О произведениях искусства Пудовкин не мог говорить с академическим спокойствием. Искусство и жизнь для него связаны были неразрывно. Они существуют слитно, как земля и выросшие на земле деревья с разметавшимися на ветру ветвями. Его переживания в сфере искусства были столь же сильны и реальны, как в жизни. Он способен был закричать от ужаса при виде глупости или пошлости, сотворенных невзыскательным, нетребовательным к себе художником. Все фальшивое, бесталанное пугало и отталкивало его, как тронутая разложением падаль.

Нужно было видеть Пудовкина на съемках где-нибудь в поле под открытым небом, в неслыханно жаркий день.
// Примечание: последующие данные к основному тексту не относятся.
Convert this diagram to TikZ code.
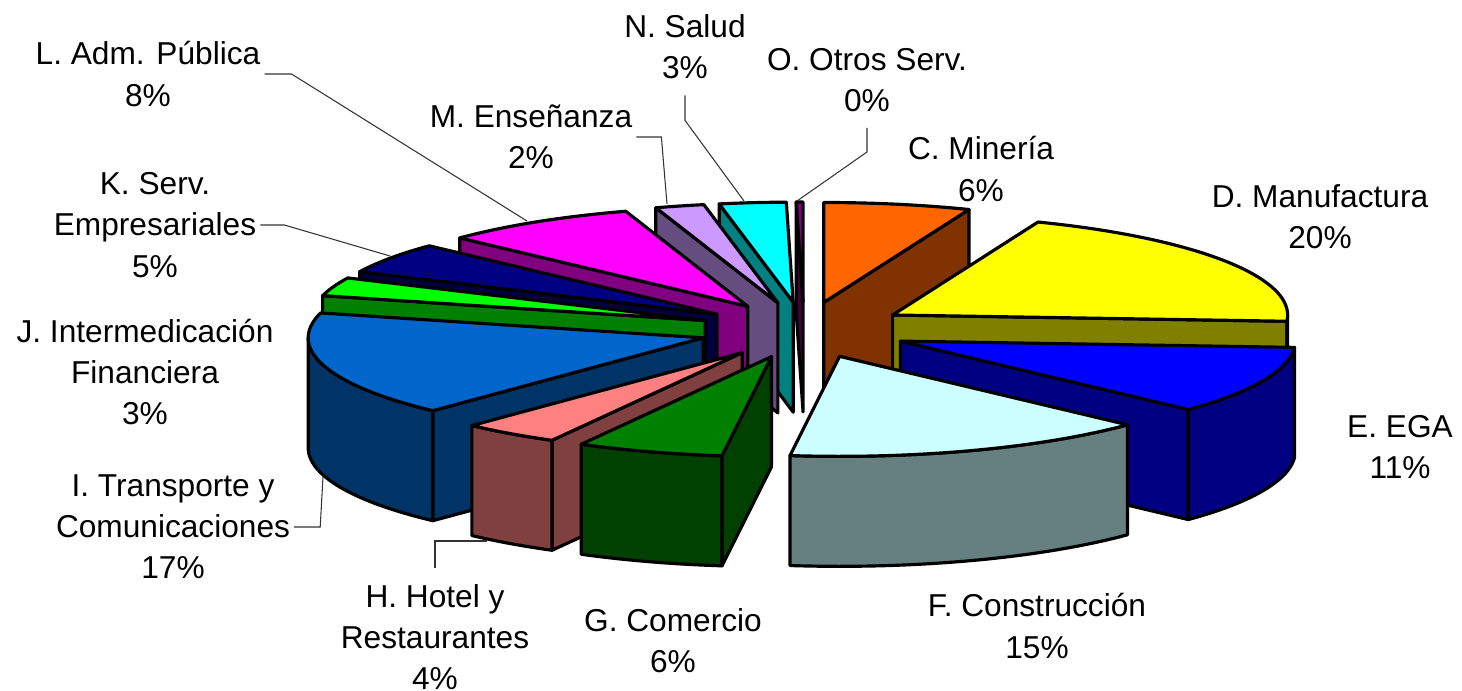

Черный, как мавр, в какой-то пиратской повязке на голове, с торчащими сзади узелками-косичками, он управлял громадной армией актеров и статистов, прислушиваясь неотрывно к звучащему в нем самому ритму картины, к собственному ощущению правды, к музыке рождающегося произведения. Взгляд у него живой, окрыленный и в то же время отсутствующий. Он как бы видел картину всю сразу, непрестанно соразмеряя частности с целым, запечатленное кинокамерой — с общей идеей произведения. Вот откуда в его фильмах пластическая ясность, стройность, гармония, соединенные с бурным натиском чувств и идей.

Работе Пудовкин отдавался самозабвенно. Как-то во время съемки «Минина и Пожарского» небо зловеще потемнело, собралась гроза, капли дождя застучали по бутафорским доспехам воинов, и русские воины, польские рыцари врассыпную бросились к грузовикам. Шоферы включили газ, моторы взревели, и вдруг одинокая фигура появилась на дороге, беспомощно размахивая руками.

— Милые, меня-то забыли! Обождите, голубчики!

Это был Пудовкин. В нахлынувшей грозе он задумался о чем-то, не слышал ударов грома, не чувствовал, что мокнет под дождем, не заметил всеобщего бегства и теперь во всю прыть догонял отступающее войско.

Искусство и действительность. Мне всегда казалось, что для Пудовкина никогда не существовало резкой границы между ними.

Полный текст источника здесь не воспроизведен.